1. At its current location for 84 years, Benken Garden Center & Florist bucks the trend of declining floral operations in IGCs. A full 25% of its business is retail floral, and it also thrives as an event venue. While the events are often booked by outside customers, Benken has its own in-house event schedule, which staff said was a “game changer” in 2023.
2. Founded in 1956, Berns Garden Center & Landscaping has four divisions: landscaping, production greenhouses, personal gardener services and retail garden centers. Its flagship garden center was completed in 1996 and offers customers 10,00 square feet of retail space, 22,000 square feet of outdoor covered shopping space and a greenhouse.

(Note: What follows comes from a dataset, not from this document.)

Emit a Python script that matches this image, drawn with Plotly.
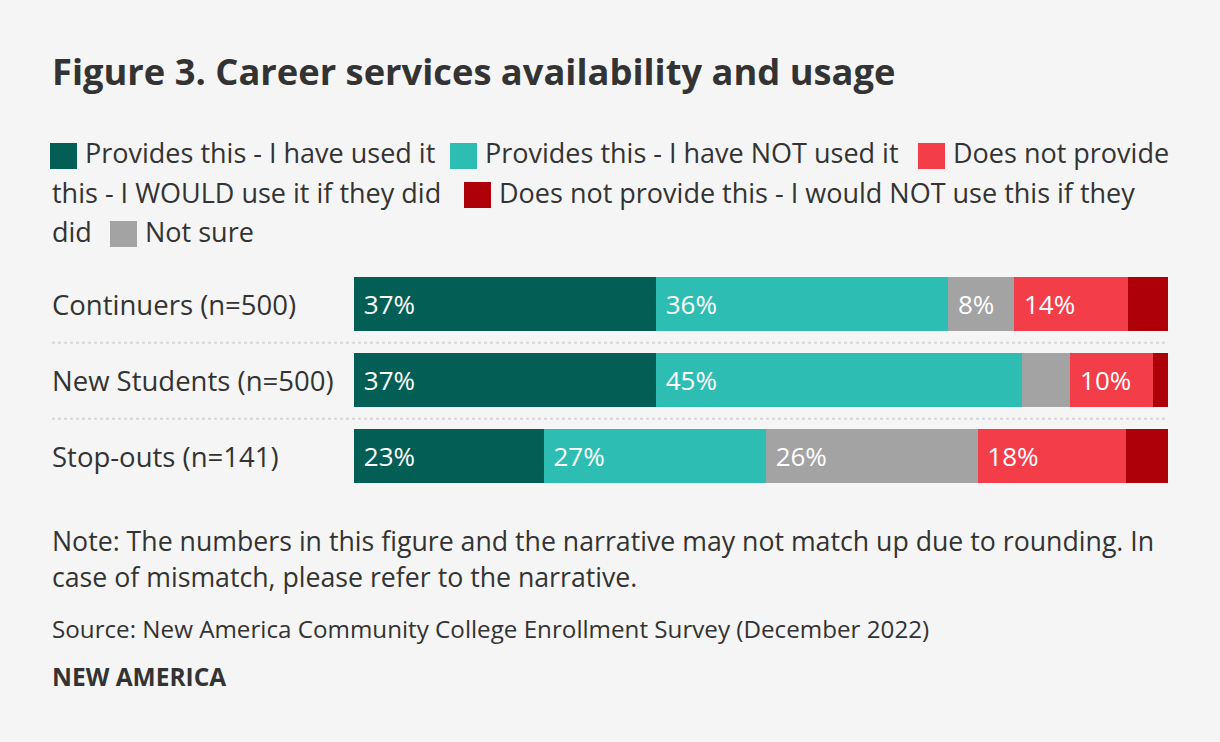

3 & 4. Burger Farm and Garden Center has been holding its annual Fall Festival for 50 years. Multiple generations of visiting families love the games, rides, puppet shows and animated “Pumpkinland” at the agritourism event. Attendees also have plenty of time to shop the six acres and 48,000-square-foot covered retail area.
5. Natorp’s Nursery Outlet is a sprawling plant complex that’s all about moving volume — and it succeeds in that mission. The outlet is only open seasonally — 13 weeks in the spring and seven weeks in the fall — but manages to pull down profit while maintaining a lighthearted family-friendly atmosphere.
6. This year, the Cincinnati Zoo & Botanical Garden played host to a trial garden that extended throughout the grounds. The trial garden featured permanent plantings, allowing garden visitors to see plants side by side and in a real garden context.
7 & 8. White Oak Gardens is the story of a successful expansion. After more than 20 years of modest yet successful nursery operations, White Oak made a $1.3 million investment in 2017. The result is a state-of-the-art, high-tech retail greenhouse that offers a sleek and comfortable shopping experience across 12,000 square feet.